┌──
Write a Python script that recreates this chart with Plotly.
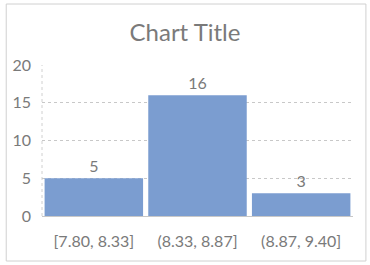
import plotly.graph_objects as go

categories = ["[7.80, 8.33]", "(8.33, 8.87]", "(8.87, 9.40]"]
counts = [5, 16, 3]
y_ticks = [0, 5, 10, 15, 20]

TXT = "#7A7A7A"
fig = go.Figure()
fig.add_trace(go.Bar(
    x=categories, y=counts,
    text=[str(v) for v in counts], textposition="outside",
    textfont=dict(color=TXT, size=16),
    marker=dict(color="#7B9DD0", line=dict(width=0)),
    cliponaxis=False,
))

L, R, T, B = 40, 17, 65, 49
pw, ph = 370 - L - R, 265 - T - B
def px(x): return (x - L) / pw
def py(y): return (265 - B - y) / ph

fig.update_layout(
    width=370, height=265,
    margin=dict(l=L, r=R, t=T, b=B),
    paper_bgcolor="white", plot_bgcolor="white",
    font=dict(family="Lato, Open Sans, sans-serif", color=TXT, size=16),
    title=dict(text="Chart Title", x=0.5, xanchor="center", y=1 - 33 / 265, yanchor="middle",
               font=dict(size=24, color=TXT)),
    bargap=0.05,
    showlegend=False,
    xaxis=dict(showgrid=False, showline=False, ticks="", tickfont=dict(size=16, color=TXT),
               ticklabelstandoff=14),
    yaxis=dict(range=[0, 20], tickvals=y_ticks, showgrid=True, gridcolor="#C8C8C8", griddash="dot",
               gridwidth=1, zeroline=True, zerolinecolor="#C8C8C8", zerolinewidth=1,
               ticks="", tickfont=dict(size=16, color=TXT), ticklabelstandoff=10),
    shapes=[
        dict(type="line", xref="paper", yref="paper", x0=0, x1=0, y0=0, y1=1,
             line=dict(color="#D0D0D0", width=1, dash="dot"), layer="below"),
        dict(type="rect", xref="paper", yref="paper", x0=px(4), x1=px(366), y0=py(4), y1=py(261),
             line=dict(color="#D0D0D0", width=1)),
    ],
)

fig.write_html("out.html")
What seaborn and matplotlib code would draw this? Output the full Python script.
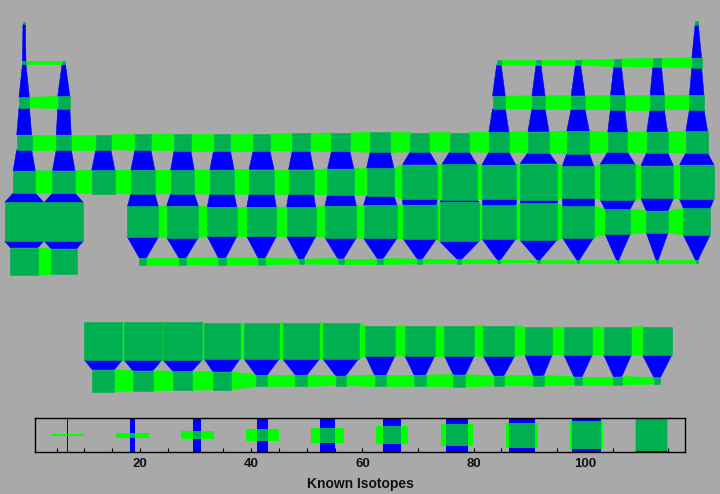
└──
Reproduce the full listing faithfully, but do not carry over any pictures.

Write a Python script that recreates this chart with Plotly.
import plotly.graph_objects as go

categories = ["[7.80, 8.33]", "(8.33, 8.87]", "(8.87, 9.40]"]
counts = [5, 16, 3]
y_ticks = [0, 5, 10, 15, 20]

TXT = "#7A7A7A"
fig = go.Figure()
fig.add_trace(go.Bar(
    x=categories, y=counts,
    text=[str(v) for v in counts], textposition="outside",
    textfont=dict(color=TXT, size=16),
    marker=dict(color="#7B9DD0", line=dict(width=0)),
    cliponaxis=False,
))

L, R, T, B = 40, 17, 65, 49
pw, ph = 370 - L - R, 265 - T - B
def px(x): return (x - L) / pw
def py(y): return (265 - B - y) / ph

fig.update_layout(
    width=370, height=265,
    margin=dict(l=L, r=R, t=T, b=B),
    paper_bgcolor="white", plot_bgcolor="white",
    font=dict(family="Lato, Open Sans, sans-serif", color=TXT, size=16),
    title=dict(text="Chart Title", x=0.5, xanchor="center", y=1 - 33 / 265, yanchor="middle",
               font=dict(size=24, color=TXT)),
    bargap=0.05,
    showlegend=False,
    xaxis=dict(showgrid=False, showline=False, ticks="", tickfont=dict(size=16, color=TXT),
               ticklabelstandoff=14),
    yaxis=dict(range=[0, 20], tickvals=y_ticks, showgrid=True, gridcolor="#C8C8C8", griddash="dot",
               gridwidth=1, zeroline=True, zerolinecolor="#C8C8C8", zerolinewidth=1,
               ticks="", tickfont=dict(size=16, color=TXT), ticklabelstandoff=10),
    shapes=[
        dict(type="line", xref="paper", yref="paper", x0=0, x1=0, y0=0, y1=1,
             line=dict(color="#D0D0D0", width=1, dash="dot"), layer="below"),
        dict(type="rect", xref="paper", yref="paper", x0=px(4), x1=px(366), y0=py(4), y1=py(261),
             line=dict(color="#D0D0D0", width=1)),
    ],
)

fig.write_html("out.html")
What seaborn and matplotlib code would draw this? Output the full Python script.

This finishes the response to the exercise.